Taking time to prep your lawn and garden for winter will ensure a beautiful start to spring. It may seem hard to believe that frosty weather is right around the corner. The unseasonably warm temps we’ve been experiencing lately trick us into believing it’s never going to happen. But it’s coming! Take advantage of the nice days we have left to get working on the must-do list we’ve put together to get your lawn and garden ready for what Mother Nature has in store.

In the second part of our three-part fall prep series, we’re giving you the lowdown on prepping your plants and trees!

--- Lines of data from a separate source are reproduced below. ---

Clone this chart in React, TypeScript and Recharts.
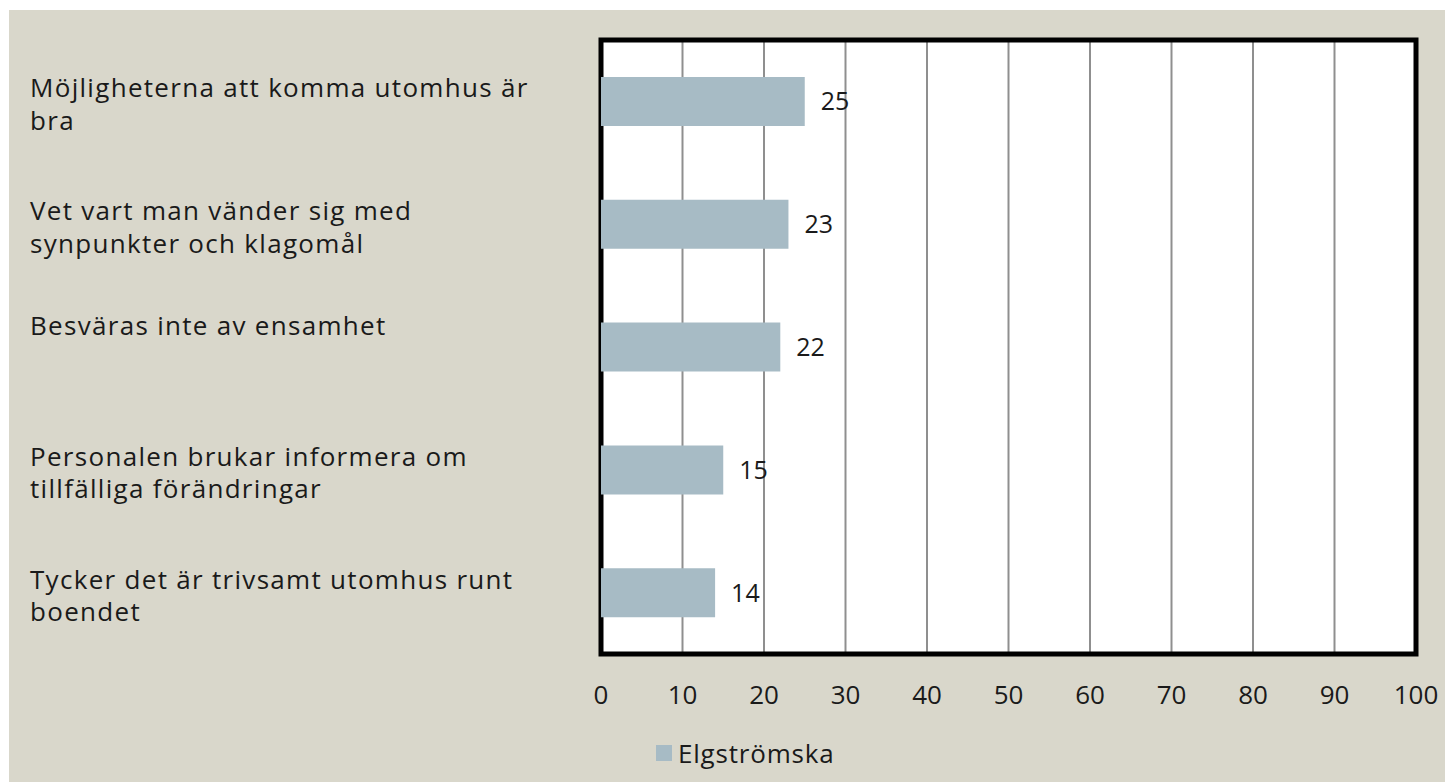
import { BarChart, Bar, XAxis, YAxis, CartesianGrid, ReferenceArea, LabelList } from "recharts";

const categories = [
  "Möjligheterna att komma utomhus är\nbra",
  "Vet vart man vänder sig med\nsynpunkter och klagomål",
  "Besväras inte av ensamhet",
  "Personalen brukar informera om\ntillfälliga förändringar",
  "Tycker det är trivsamt utomhus runt\nboendet",
];
const values = [25, 23, 22, 15, 14];
const xTicks = [0, 10, 20, 30, 40, 50, 60, 70, 80, 90, 100];
const seriesName = "Elgströmska";

const data = categories.map((name, i) => ({ name, value: values[i] }));

const FONT = "'Open Sans', sans-serif";
const BAR = "#a7bbc5";
const BG = "#d9d7cb";
const INK = "#1a1a1a";

function CategoryTick({ y, payload }: any) {
  const lines: string[] = String(payload.value).split("\n");
  // single-line labels sit a bit higher, like the original
  const top = lines.length === 1 ? y - 22 : y - 14;
  return (
    <text
      x={21}
      y={top}
      fontFamily={FONT}
      fontSize={26}
      letterSpacing={1.3}
      fill={INK}
      dominantBaseline="central"
    >
      {lines.map((l, i) => (
        <tspan key={i} x={21} dy={i === 0 ? 0 : 32.5}>
          {l}
        </tspan>
      ))}
    </text>
  );
}

function ValueTick({ x, y, payload }: any) {
  return (
    <text x={x} y={y + 38} textAnchor="middle" dominantBaseline="central" fontFamily={FONT} fontSize={26} fill={INK}>
      {payload.value}
    </text>
  );
}

export default function App() {
  return (
    <div style={{ position: "relative", width: 1444, height: 772, margin: "2px 0 0 1px", background: BG }}>
      <BarChart
        width={1444}
        height={772}
        data={data}
        layout="vertical"
        margin={{ top: 30, right: 37, bottom: 68, left: 0 }}
        barCategoryGap="30%"
      >
        <CartesianGrid horizontal={false} stroke="#8f8f8f" strokeWidth={2} fill="#ffffff" fillOpacity={1} />
        <XAxis
          type="number"
          domain={[0, 100]}
          ticks={xTicks}
          axisLine={false}
          tickLine={false}
          tickSize={0}
          height={60}
          tick={<ValueTick />}
          interval={0}
        />
        <YAxis
          type="category"
          dataKey="name"
          width={592}
          axisLine={false}
          tickLine={false}
          tickSize={0}
          tick={<CategoryTick />}
          interval={0}
        />
        <Bar dataKey="value" name={seriesName} fill={BAR} barSize={49} isAnimationActive={false}>
          <LabelList dataKey="value" position="right" offset={16} fill={INK} fontSize={25} fontFamily={FONT} />
        </Bar>
        <ReferenceArea x1={0} x2={100} fill="none" stroke="#000" strokeWidth={5} ifOverflow="visible" />
      </BarChart>
      <div
        style={{
          position: "absolute",
          left: 647,
          top: 725,
          display: "flex",
          alignItems: "center",
          fontFamily: FONT,
          fontSize: 26,
          letterSpacing: 0.8,
          color: INK,
        }}
      >
        <span style={{ width: 16, height: 16, background: BAR, marginRight: 6, display: "inline-block" }} />
        {seriesName}
      </div>
    </div>
  );
}
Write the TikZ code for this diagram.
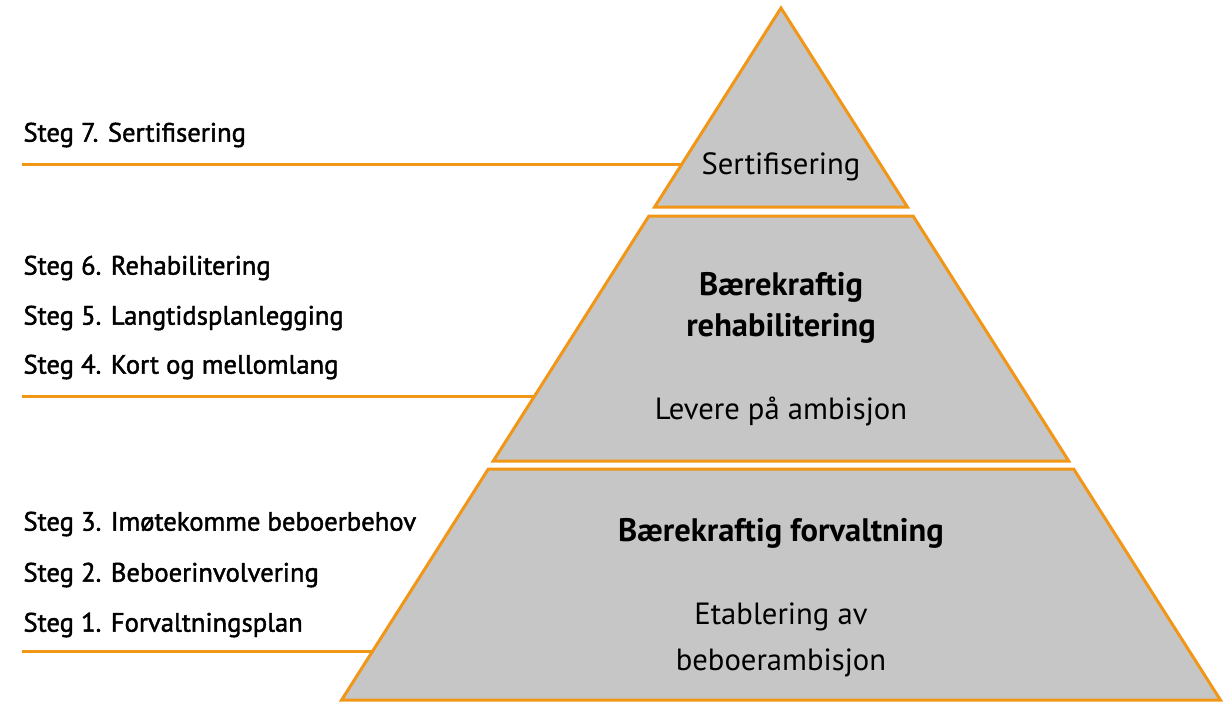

Part 2: Preparing Your Yard for Fall

  • Do you look forward to those first pops of color pushing their way through the ground in the spring? Plant your spring bulbs now for maximum impact. 
  • If your roses are your pride and joy, now is the time to winterize. Remove foliage on and around the base of your rose plants to keep diseases at bay. Prune back any branches that show insect damage or signs of decay. Cut back long stems. Spray roses with a fungicide to protect plants through the cold months. Adding a generous layer of soil heaped around the base of the plants will help maintain heat and protect them from the elements. Adding a layer of mulch will provide even more protection.
  • Once the first frost hits, it’s time to pull your annuals. If you are so inclined, take cuttings of geraniums, impatiens, begonias, and coleus to root for houseplants. Take note of your favorite annuals to use next spring.
  • Pruning shouldn’t be extensive this time of year. Take care to clear away broken twigs and branches, but save the major pruning for later.
  • Mulch, mulch, and more mulch! Add a layer two to four inches deep in your perennial beds and over the bare soil in your garden to provide a blanket of protection. Bulbs benefit greatly from a cozy layer of evergreen boughs placed over them.
  • If your houseplants have spent their summer vacation outdoors, it’s time to bring them inside. Make sure they get the appropriate light, and watering will be less frequent indoors. Skip fertilization until spring.
  • Deeply water trees and shrubs before the first freeze and add a thick layer of mulch at their base for added protection.

As you can see, there is a lot of work to be done to get ready for the frosty temperatures heading our way in the not-so-distant future. Take advantage of a nice day here and there to check these things off your list before your landscape settles down for its long winter’s nap.